July 6th, 2018 by Jake Stofan
A Circuit Judge has canceled a July trial over the ballot language in Amendment 13, which would ban greyhound racing in the state.
The Florida Greyhound Association says the ballot summary is misleading.
It’s asking for it be removed from the ballot.

Circuit Court Judge Karen Gievers has decided to forego a trial and instead make her decision based on legal arguments alone.

The Amendment was placed on the ballot by the constitution revision commission.

“You can lie to the CRC, you can even lie to the media,” said Jack Cory with the Florida Greyhound Association. “You cannot lie to the court under oath without severe consequences. So we’re very comfortable with where the judge’s ruling was.”

The group Committee to Protect Dogs helped push the amendment through the CRC earlier this year.

It’s been barred from testifying in the case, but is hoping the state will succeed in keeping the amendment on the ballot.

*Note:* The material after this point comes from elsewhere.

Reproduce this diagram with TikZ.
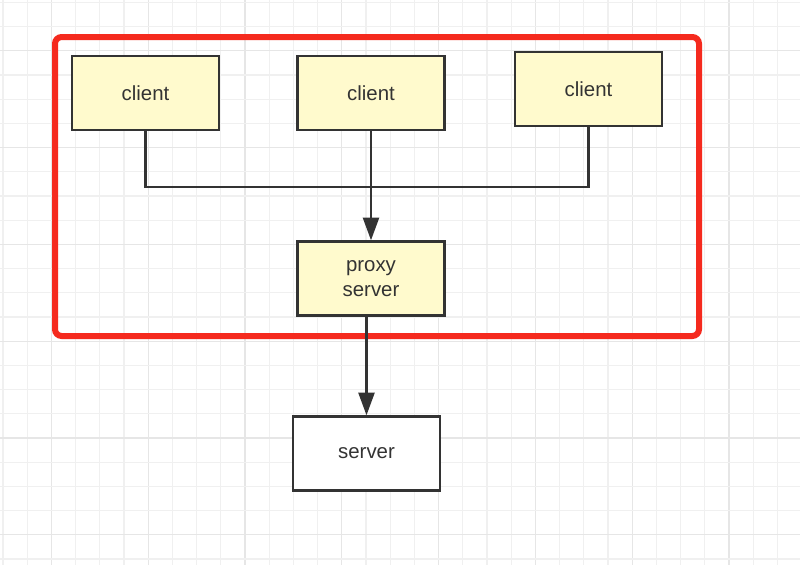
\documentclass[tikz,border=0pt]{standalone}
\usepackage{fontspec}
\setmainfont{Liberation Sans}
\usetikzlibrary{arrows.meta}
\definecolor{gridminor}{HTML}{F0F0F0}
\definecolor{gridmajor}{HTML}{E6E6E6}
\definecolor{boxfill}{HTML}{FFFACD}
\definecolor{ink}{HTML}{333333}
\definecolor{redframe}{HTML}{F52A1E}
\tikzset{
  boxnode/.style={draw=ink, line width=1.8pt, fill=boxfill, minimum width=147*0.75pt, minimum height=74*0.75pt, inner sep=0pt, align=center, text=ink, font=\fontsize{15.3pt}{19pt}\selectfont},
  plainbox/.style={boxnode, fill=white},
  conn/.style={draw=ink, line width=1.8pt},
  arrowconn/.style={conn, -{Triangle[length=17pt,width=12pt]}},
}
\begin{document}
\begin{tikzpicture}[x={(0.75pt,0)}, y={(0,-0.75pt)}]
\useasboundingbox (0,0) rectangle (800,565);
\fill[white] (0,0) rectangle (800,565);
% grid
\foreach \k in {0,...,32}{
  \pgfmathtruncatemacro{\m}{mod(\k,4)}
  \ifnum\m=2
    \draw[gridmajor, line width=0.9pt] ({3+24.2*\k},0) -- ({3+24.2*\k},565);
  \else
    \draw[gridminor, line width=0.9pt] ({3+24.2*\k},0) -- ({3+24.2*\k},565);
  \fi
}
\foreach \k in {0,...,23}{
  \pgfmathtruncatemacro{\m}{mod(\k,4)}
  \ifnum\m=2
    \draw[gridmajor, line width=0.9pt] (0,{2.4+24.2*\k}) -- (800,{2.4+24.2*\k});
  \else
    \draw[gridminor, line width=0.9pt] (0,{2.4+24.2*\k}) -- (800,{2.4+24.2*\k});
  \fi
}
% red frame
\draw[redframe, line width=4.5pt, rounded corners=5pt] (55,37) rectangle (699,336);
% nodes
\node[boxnode] (c1) at (145.5,93) {client};
\node[boxnode] (c2) at (371,93) {client};
\node[boxnode] (c3) at (588.5,89) {client};
\node[boxnode] (px) at (371,278.5) {proxy\\server};
\node[plainbox] (sv) at (366.5,453.5) {server};
% connectors
\coordinate (j) at (371,187);
\draw[conn] (c1.south) |- (j) -| (c3.south);
\draw[arrowconn] (c2.south) -- (px.north);
\draw[arrowconn] (sv.north |- px.south) -- (sv.north);
\end{tikzpicture}
\end{document}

“There’s no question with what the facts are in this case so it’s a legal argument that’s going to be made by both sides and the judge is going to make a decision,” said Len Collins with the Committee to Protect Dogs So this is what we expected and this is relatively typical in this circumstance.”

Regardless of how the circuit court rules, both sides are gearing up for a heated legal battle, that will likely end up in the State Supreme Court.